In early 2023, "Night Dancer" peaked at number 17 on the South Korean Melon top 100 chart, making history as the first ever J-pop song to chart there.
== Composition and lyrics ==
"Night Dancer" is a J-pop song, composed in the key of G minor and is set in time signature of common time with a tempo of 117 BPM. It was written by Imase and produced by him and Esme Mori.

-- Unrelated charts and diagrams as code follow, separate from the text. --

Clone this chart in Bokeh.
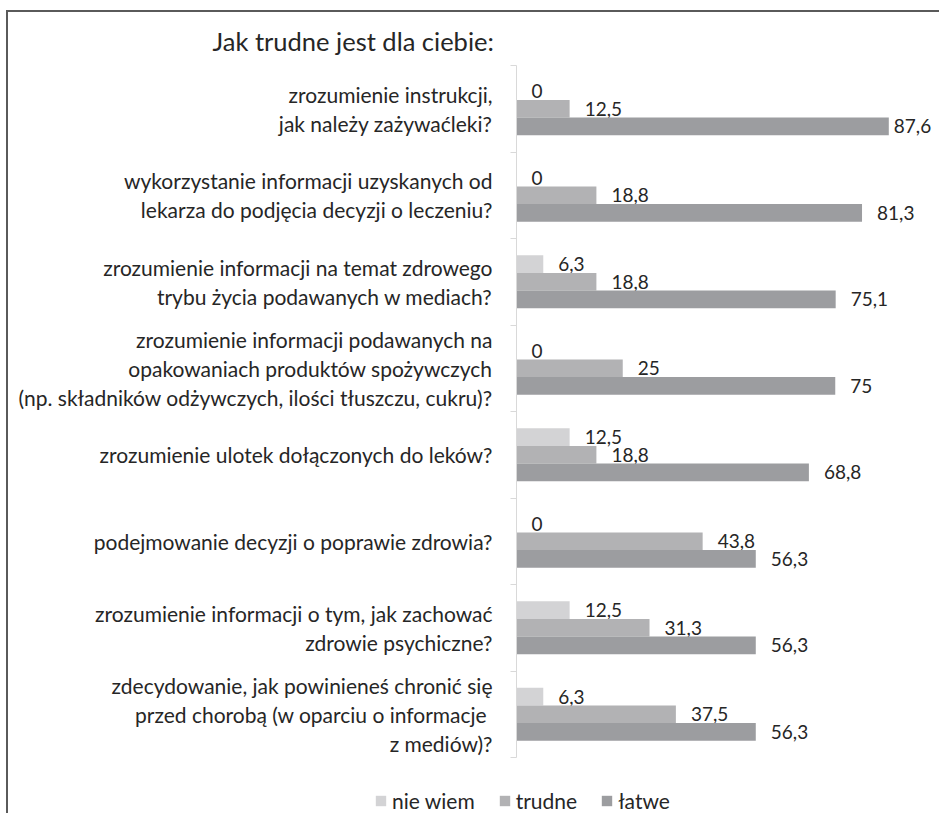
from bokeh.plotting import figure
from bokeh.models import FixedTicker, Legend, LegendItem, ColumnDataSource
from bokeh.core.properties import value
from bokeh.embed import file_html
from bokeh.resources import INLINE
import numpy as np

title = "Jak trudne jest dla ciebie:"
categories = [
    "zrozumienie instrukcji,\njak należy zażywaćleki?",
    "wykorzystanie informacji uzyskanych od\nlekarza do podjęcia decyzji o leczeniu?",
    "zrozumienie informacji na temat zdrowego\ntrybu życia podawanych w mediach?",
    "zrozumienie informacji podawanych na\nopakowaniach produktów spożywczych\n(np. składników odżywczych, ilości tłuszczu, cukru)?",
    "zrozumienie ulotek dołączonych do leków?",
    "podejmowanie decyzji o poprawie zdrowia?",
    "zrozumienie informacji o tym, jak zachować\nzdrowie psychiczne?",
    "zdecydowanie, jak powinieneś chronić się\nprzed chorobą (w oparciu o informacje \nz mediów)?",
]
series_names = ["nie wiem", "trudne", "łatwe"]
nie_wiem = [0, 0, 6.3, 0, 12.5, 0, 12.5, 6.3]
trudne = [12.5, 18.8, 18.8, 25, 18.8, 43.8, 31.3, 37.5]
latwe = [87.6, 81.3, 75.1, 75, 68.8, 56.3, 56.3, 56.3]

colors = ["#d3d3d5", "#b2b2b4", "#9c9da0"]
FONT = "Lato"
TXT = "#262626"
BORDER = "2px solid #5a5a5a"

n = len(categories)
centers = [n - i - 0.5 for i in range(n)]
bar_h = 0.205
offsets = [bar_h, 0.0, -bar_h]

p = figure(width=933, height=750, x_range=(0, 100), y_range=(0, n),
           output_backend="svg", toolbar_location=None, x_axis_location=None,
           min_border_left=508, min_border_right=0, min_border_top=53, min_border_bottom=5)
p.styles = {"margin-left": "6px", "margin-top": "10px",
            "border-left": BORDER, "border-top": BORDER}
p.outline_line_color = None
p.grid.visible = False
p.background_fill_color = "white"

p.title.text = title
p.title.align = "left"
p.title.offset = -304
p.title.text_font = FONT
p.title.text_font_size = "25.5px"
p.title.text_font_style = "normal"
p.title.text_color = TXT
p.title.standoff = 20

for vals, col, off in zip([nie_wiem, trudne, latwe], colors, offsets):
    vals = np.array(vals, dtype=float)
    ys = np.array(centers) + off
    labels = [f"{v:g}".replace(".", ",") for v in vals]
    xoff = np.where(vals > 85, 5, 15)
    src = ColumnDataSource(dict(y=ys, right=vals, label=labels, xoff=xoff))
    p.hbar(y="y", left=0, right="right", height=bar_h, source=src,
           fill_color=col, line_color=None)
    p.text(x="right", y="y", text="label", source=src, x_offset="xoff", y_offset=0,
           text_align="left", text_baseline="middle", text_font=value(FONT),
           text_font_size="19px", text_color=TXT)

ax = p.yaxis[0]
ax.ticker = FixedTicker(ticks=centers, minor_ticks=list(range(n + 1)))
ax.major_label_overrides = {c: lab for c, lab in zip(centers, categories)}
ax.major_tick_line_color = None
ax.major_tick_out = 0
ax.major_tick_in = 0
ax.minor_tick_line_color = "#d9d9d9"
ax.minor_tick_out = 6
ax.minor_tick_in = 0
ax.axis_line_color = "#d9d9d9"
ax.major_label_standoff = 18
ax.major_label_text_font = FONT
ax.major_label_text_font_size = "21px"
ax.major_label_text_color = TXT
ax.major_label_text_line_height = 1.15

# legend strip below the chart (separate root so its frame spans the full width)
leg = figure(width=933, height=53, x_range=(0, 1), y_range=(0, 1),
             output_backend="svg", toolbar_location=None,
             x_axis_location=None, y_axis_location=None,
             min_border_left=0, min_border_right=0, min_border_top=0, min_border_bottom=0)
leg.styles = {"margin-left": "6px", "border-left": BORDER}
leg.outline_line_color = None
leg.grid.visible = False
items = []
for name, col in zip(series_names, colors):
    r = leg.rect(x=0, y=0, width=0, height=0, fill_color=col, line_color=None)
    items.append(LegendItem(label=name, renderers=[r]))
legend = Legend(items=items, orientation="horizontal", location=(366, 0),
                padding=0, margin=0, spacing=23, label_standoff=5,
                glyph_width=13, glyph_height=13, border_line_color=None,
                background_fill_alpha=0, label_text_font=FONT,
                label_text_font_size="21px", label_text_color=TXT)
leg.add_layout(legend)

open("out.html", "w").write(file_html([p, leg], INLINE))
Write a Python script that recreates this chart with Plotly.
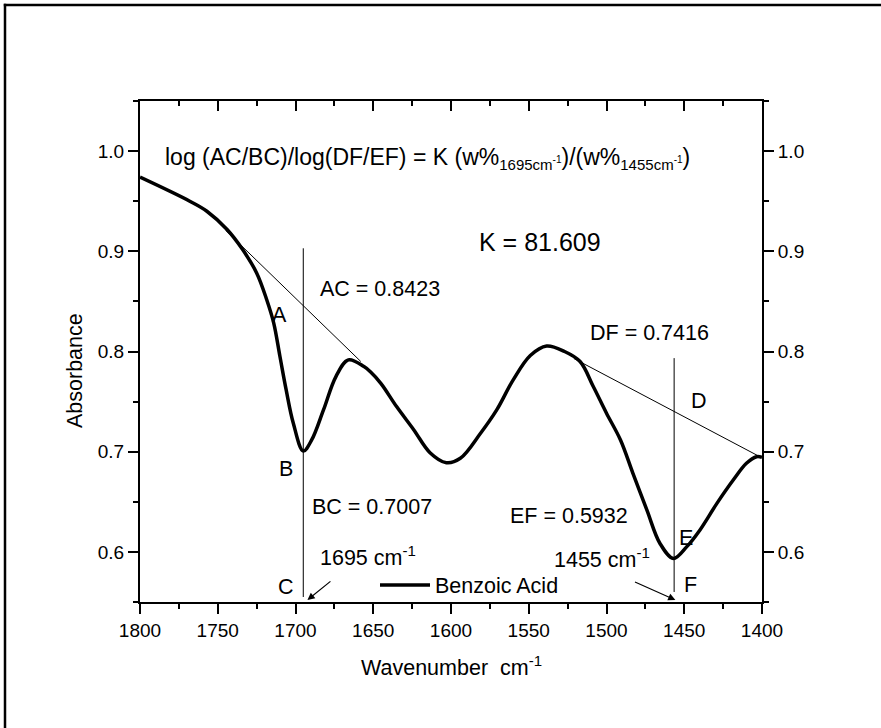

Imase created the melody for "Night Dancer" while driving at night, and wrote the song with the intention of exciting listeners during an active night. He also took inspiration from the chord progression of "Just the Two of Us" by Grover Washington Jr. featuring Bill Withers.

== Music video ==
The music video for "Night Dancer" was released on August 30, 2022 and directed by Mess. It depicts Imase and Japanese house dancer Miyu in nighttime Tokyo walking on the street, sitting in the back of a taxi, on the rooftop of a building, and on the floor of an apartment room each at different times, both wearing headphones and listening to the song. Towards the final chorus of the song, Miyu begins dancing. Upon release of the video, Mess commented:

"The city at night seemed to sparkle more than usual, and the people walking the streets seemed to be in high spirits.
Each light in each building has a person living there, each with their own story...
I was thinking about these things while listening to "Night Dancer" and gazing at the city, and that's how this music video came about.
Please enjoy the depth of the song, which can only be appreciated in its full length, along with the visuals!"
— Mess, Billboard Japan

== Credits and personnel ==
Credits adapted from Apple Music.

- Imase – vocals, songwriter, producer
- Esme Mori – arranger, producer
- Masahito Komori – mixing engineer

== Charts ==

=== Weekly charts ===

Weekly chart performance for "Night Dancer"
| Chart (2023) | Peak position |
|---|---|
| Global 200 (Billboard) | 112 |
| Japan (Japan Hot 100) | 38 |
| South Korea (Circle) | 14 |
| Singapore Regional (RIAS) | 28 |

=== Year-end charts ===

Year-end chart performance for "Night Dancer"
| Chart (2023) | Position |
|---|---|
| Japan (Japan Hot 100) | 97 |
| South Korea (Circle) | 45 |

== Certifications and sales ==

Certifications and sales for "Night Dancer"
| Region | Certification | Certified units/sales |
| Japan (RIAJ) | Platinum | 100,000,000^{†} |
^{†} Streaming-only figures based on certification alone.